Quote from: top204 on Jan 04, 2023, 11:04 AMI made the mistake of allowing Windows 10 to do some updates and it has broken a lot of my programs that have worked for many years on this machine, so "NEVER" again will I allow it to update.

This is why i am still using Windows_7 on my main PC... I have one dual boot, Win7 and Linux Mint. Also, i am running windows_10 on a virtual machine. (my PC have a digital win10 license, so is actived even running on a virtual environement)
(sorry for my bad english)

tnencon

''*********************************************************
'x = The ratio of the value of NTC at the measured temperature to the NTC at 25 degrees
'Result= ln(x)
'ln (x)= 2 [ (x-1)/(x+1)  + (1/3)( (x-1)/(x+1) )^3 + (1/5) ( (x-1)/(x+1) )^5 + (1/7) ( (x-1)/(x+1) )^7 + ... ]    (x > 0) 
''*********************************************************
Proc ln_x(x As Float),Float
    If x = 0 Then
       Result = 0
       ExitProc
    EndIf
    sum = 1
    Value = 1
    y = (x-1)/(x+1)
    For i = 3 To 1000 Step 2
        Value = Value *(y*y)
        sum = sum + Value/i
    Next i
    Result = 2*y*sum
   
EndProc

top204

Thanks for the procedure outline.

I'll try the new Ln procedure out later today.

The procedure cannot compile as it stands because variables are missing within it, and single character variable names are not suported as local variables. So I will make it into a compilable procedure and check it and post it later today.

top204

I tried the new Ln procedure from tnencon and it works well. See below:

'---------------------------------------------------------------------------------  
' Floating Point Ln procedure
' Input     : pValue hold the value to calculate the Ln from
' Output    : Returns the Ln value
' Notes     : ln (pValue)= 2 [(pValue-1)/(pValue+1) + (1/3)( (pValue-1)/(pValue+1))^3 + (1/5) ((pValue-1)/(pValue+1))^5 + (1/7) ((pValue-1)/(pValue+1))^7 + ...] (pValue > 0)
'
Proc Ln_x(pValue As Float), Float
    Dim wLoop As Word
    Dim fTemp As Float
    Dim fSum As Float
    Dim fValue As Float
   
    If pValue.Byte0 = 0 Then
       Result = 0
       ExitProc
    EndIf
   
    fSum = 1
    fValue = 1
    fTemp = (pValue - 1) / (pValue + 1)
    For wLoop = 3 To 1000 Step 2
        fValue = fValue * (fTemp * fTemp)
        fSum = fSum + (fValue / wLoop)
    Next
    Result = (2 * fTemp) * fSum 
EndProc

However, because of the large loop, it takes a lot more time to perform the calculations and produces the same values as my original Ln procedure. For example, the new Ln_x procedure takes 155ms to operate on a 16MHz 18F device, while my original Ln procedure takes 3.56ms on the same device operating at the same speed. :-)
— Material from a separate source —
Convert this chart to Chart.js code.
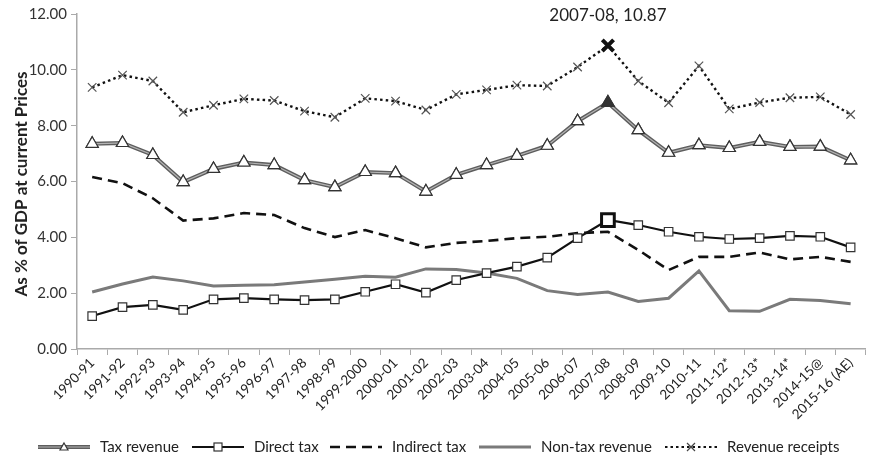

But many thanks for posting it.

tnencon

Quote from: top204 on Jan 05, 2023, 11:49 AMI tried the new Ln procedure from tnencon and it works well. See below:

However, because of the large loop, it takes a lot more time to perform the calculations and produces the same values as my original Ln procedure. For example, the new Ln_x procedure takes 155ms to operate on a 16MHz 18F device, while my original Ln procedure takes 3.56ms on the same device operating a the same speed. :-)

But many thanks for posting it.



First of all, thanks Les.
I think it works well even if the cycle used is done with 20-25 repetitions.